The game the government and the financial markets have been playing for the past few years – in which stocks tank until the Fed capitulates and agrees to cut interest rates and/or ramp up QE, after which markets soar – is usually measured in stock price terms.
In other words, the S&P 500 drops by 18% in two weeks and that is deemed scary enough to force the Fed to fire up the printing press.
But precious metals also tend to be swept along on these massive tides of hot money. In March of this year, for instance, stocks tanked, but so, counterintuitively, did supposedly “non-correlated” assets like gold and silver.
The explanation for this is probably that when your stocks are plunging you have to raise money, and the easiest way to do that is to sell whatever is 1) up recently and 2) liquid enough to be easily moved.

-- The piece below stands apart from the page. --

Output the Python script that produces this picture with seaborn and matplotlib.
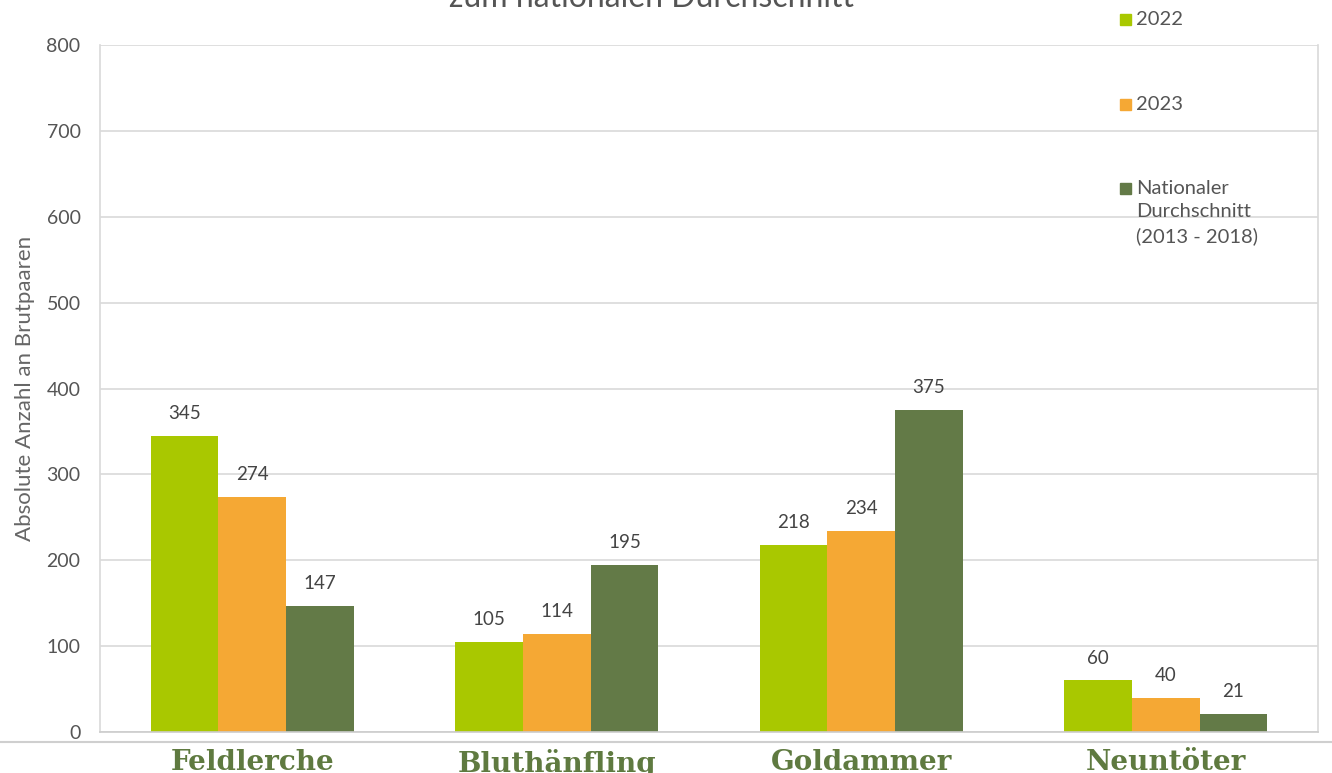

So you don’t sell your house, but you do sell some gold, silver, mining stocks or if you have them, precious metals futures contracts.
Then the Fed rides to the rescue and precious metals retrace their decline – and then some – on the prospect of huge new infusions of easy money.
Well, here we go again. The Fed promises low interest rates for years to come, but stocks read this as “no further cuts” and proceed to roll over. Gold and especially silver get slammed in the general rush into cash.
The following chart shows what happened in March and the replay that is apparently beginning now.
What happens next? If the rules of this game still apply, stocks, gold, and silver will keep falling until the Fed and/or Congress provide another big cash infusion. That’s already coming on the fiscal side, as Congress debates the size of the next pandemic stimulus bill. If it includes another round of $1,200 checks for Millennial Robinhood traders, that alone might revive the market’s animal spirits. If not, the focus will shift to the Fed, which will be forced into some kind of “whatever it takes” stance that includes negative interest rates and possibly direct purchase of equities.
Either way, precious metals and related mining stocks – again, if the game continues – will suffer for a while and then resume their bull markets. In the mining stock universe there are literally hundreds of examples of a March collapse followed by parabolic recovery in subsequent months. Here’s one to whet your appetite: primary silver miner First Majestic fell from 12 to 5 in March before tripling in the ensuing five months.
Now the rollercoaster is heading back down. This chart, along with most others in the precious metals space, screams “low-ball bid”.